As founder of De Novo Inc., Sandwith now works with lawyers, law firms, and corporate counsel to build a new generation of lawyers and firms that are more agile, responsive, relevant, accessible, and valuable to their clients and the community at large. Through her work, she realized that the leadership and management challenges faced in law firms would continue unless law students learned these skills.
“As lawyers we are given immense responsibility and credibility in a variety of situations that require leadership skills like how to motivate people, how to work with people, and how to effectively work within a team,” says Sandwith. “But we are never taught those skills.”

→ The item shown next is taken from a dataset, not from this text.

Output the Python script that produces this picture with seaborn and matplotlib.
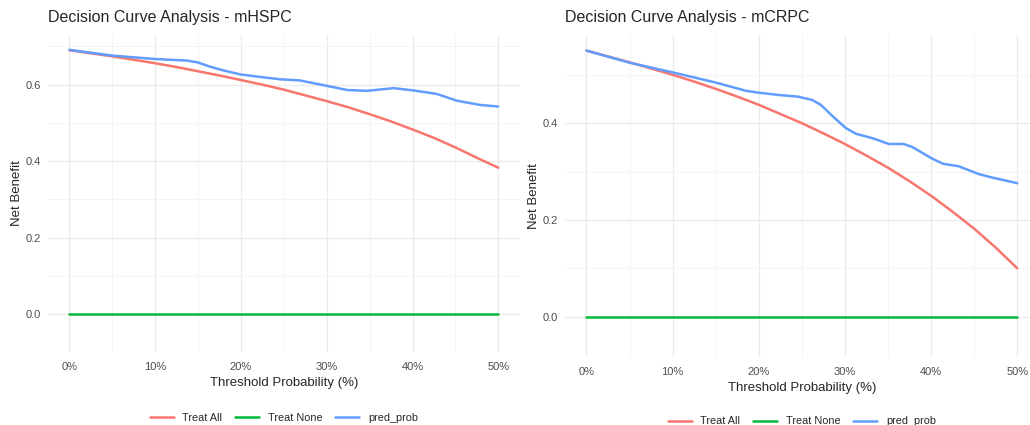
import matplotlib
matplotlib.use('Agg')
import matplotlib.pyplot as plt
import matplotlib.ticker as mticker
import pandas as pd
import seaborn as sns

# valores (limiar em %)
x_all = [0, 2.5, 5, 7.5, 10, 12.5, 15, 17.5, 20, 22.5, 25, 27.5, 30, 32.5, 35, 37.5, 40, 42.5, 45, 47.5, 50]

hspc_all = [0.690, 0.682, 0.674, 0.665, 0.656, 0.646, 0.635, 0.624, 0.612, 0.600, 0.587, 0.572, 0.557,
            0.541, 0.523, 0.504, 0.483, 0.461, 0.436, 0.409, 0.383]
hspc_px = [0, 5, 10, 13.7, 15, 16.4, 18, 19.9, 22.3, 24.6, 26.9, 30, 32.4, 34.7, 37.8, 40.1, 42.8, 45.2, 47.9, 50]
hspc_pred = [0.691, 0.676, 0.667, 0.663, 0.658, 0.647, 0.637, 0.627, 0.620, 0.614, 0.611, 0.597, 0.586,
             0.584, 0.591, 0.585, 0.576, 0.558, 0.547, 0.543]

crpc_all = [0.550, 0.538, 0.526, 0.513, 0.500, 0.486, 0.471, 0.455, 0.438, 0.419, 0.400, 0.379, 0.357,
            0.333, 0.308, 0.280, 0.250, 0.217, 0.182, 0.143, 0.100]
crpc_px = [0, 5, 10, 15, 18.5, 20, 22.5, 24.5, 26.2, 27.2, 28.6, 30.1, 31.3, 33.2, 35.1, 36.8, 37.8,
           40.1, 41.4, 43.2, 45.5, 47, 50]
crpc_pred = [0.550, 0.525, 0.505, 0.484, 0.467, 0.463, 0.458, 0.455, 0.448, 0.438, 0.414, 0.390, 0.378,
             0.369, 0.357, 0.357, 0.351, 0.327, 0.316, 0.311, 0.295, 0.288, 0.276]

none_x = [0, 50]
none_y = [0, 0]

cores = {'Treat All': '#F8766D', 'Treat None': '#00BA38', 'pred_prob': '#619CFF'}


def montar(all_y, px, pred):
    partes = [pd.DataFrame({'thr': x_all, 'nb': all_y, 'model': 'Treat All'}),
              pd.DataFrame({'thr': none_x, 'nb': none_y, 'model': 'Treat None'}),
              pd.DataFrame({'thr': px, 'nb': pred, 'model': 'pred_prob'})]
    return pd.concat(partes, ignore_index=True)


sns.set_theme(style='white')
plt.rcParams['font.family'] = ['Liberation Sans', 'DejaVu Sans']

fig = plt.figure(figsize=(10.3, 4.25), dpi=100)
ax1 = fig.add_axes([0.0466, 0.1718, 0.458, 0.746])
ax2 = fig.add_axes([0.5485, 0.160, 0.460, 0.758])

paineis = [
    (ax1, montar(hspc_all, hspc_px, hspc_pred), 'Decision Curve Analysis - mHSPC', (-0.0985, 0.730), -0.208),
    (ax2, montar(crpc_all, crpc_px, crpc_pred), 'Decision Curve Analysis - mCRPC', (-0.0833, 0.5826), -0.200),
]

for ax, df, titulo, ylim, leg_y in paineis:
    sns.lineplot(data=df, x='thr', y='nb', hue='model', palette=cores, linewidth=1.8, ax=ax,
                 estimator=None, sort=False)
    ax.set_xlim(-2.5, 52.5)
    ax.set_ylim(*ylim)
    ax.xaxis.set_major_locator(mticker.MultipleLocator(10))
    ax.xaxis.set_minor_locator(mticker.MultipleLocator(5))
    ax.yaxis.set_major_locator(mticker.MultipleLocator(0.2))
    ax.yaxis.set_minor_locator(mticker.MultipleLocator(0.1))
    ax.xaxis.set_major_formatter(mticker.FuncFormatter(lambda v, p: f'{v:.0f}%'))
    ax.yaxis.set_major_formatter(mticker.FormatStrFormatter('%.1f'))
    ax.grid(which='major', color='#EBEBEB', linewidth=1.0)
    ax.grid(which='minor', color='#F3F3F3', linewidth=0.6)
    ax.set_axisbelow(True)
    for s in ax.spines.values():
        s.set_visible(False)
    ax.tick_params(which='both', length=0, labelsize=8, labelcolor='#4D4D4D')
    ax.tick_params(axis='x', pad=7)
    ax.tick_params(axis='y', pad=5)
    ax.set_title(titulo, loc='left', fontsize=11.5, pad=9)
    ax.set_xlabel('Threshold Probability (%)', fontsize=9.5, labelpad=4)
    ax.set_ylabel('Net Benefit', fontsize=9.5)
    ax.yaxis.set_label_coords(-0.052, 0.5)
    ax.legend(loc='center', bbox_to_anchor=(0.5, leg_y), ncol=3, frameon=False, title=None,
              fontsize=7.8, handlelength=2.2, columnspacing=1.2)

plt.savefig('out.png', dpi=100)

This is where the idea for her course Legal Practice: Leadership for Lawyers was born.
New course teaches Six Sigma techniques
Employing the Lean Six Sigma, a framework that aims to reduce defects and waste while creating organizational culture change, the course tackles a hands-on real-world case study, while requiring the students to examine their own leadership skills.
This year, Sandwith and her students have volunteered to apply their skills to the law school’s Public Interest Law Clinic (PILC), led by Christine Laing, which was created to advocate for systemic change that values and advances the well-being of the public and the environment. The students were told to employ the Lean Six Sigma framework to assist the PILC in streamlining their training and onboarding processes. This required working with Laing to identify the clinic’s challenges and goals, and to provide a step-by-step analysis for automations.
The results are significant: “The students dug in and generated insightful and materially valuable solutions for the clinic. Their work ensures our clinic will be functioning far more efficiently and effectively by the time we intake new students this fall,” says Laing.
By embracing the mission of the Calgary Curriculum, students in this course have used their newly developed skills to benefit the clients of the PILC, and will soon be ready to effect change within their organizations when they enter the legal marketplace.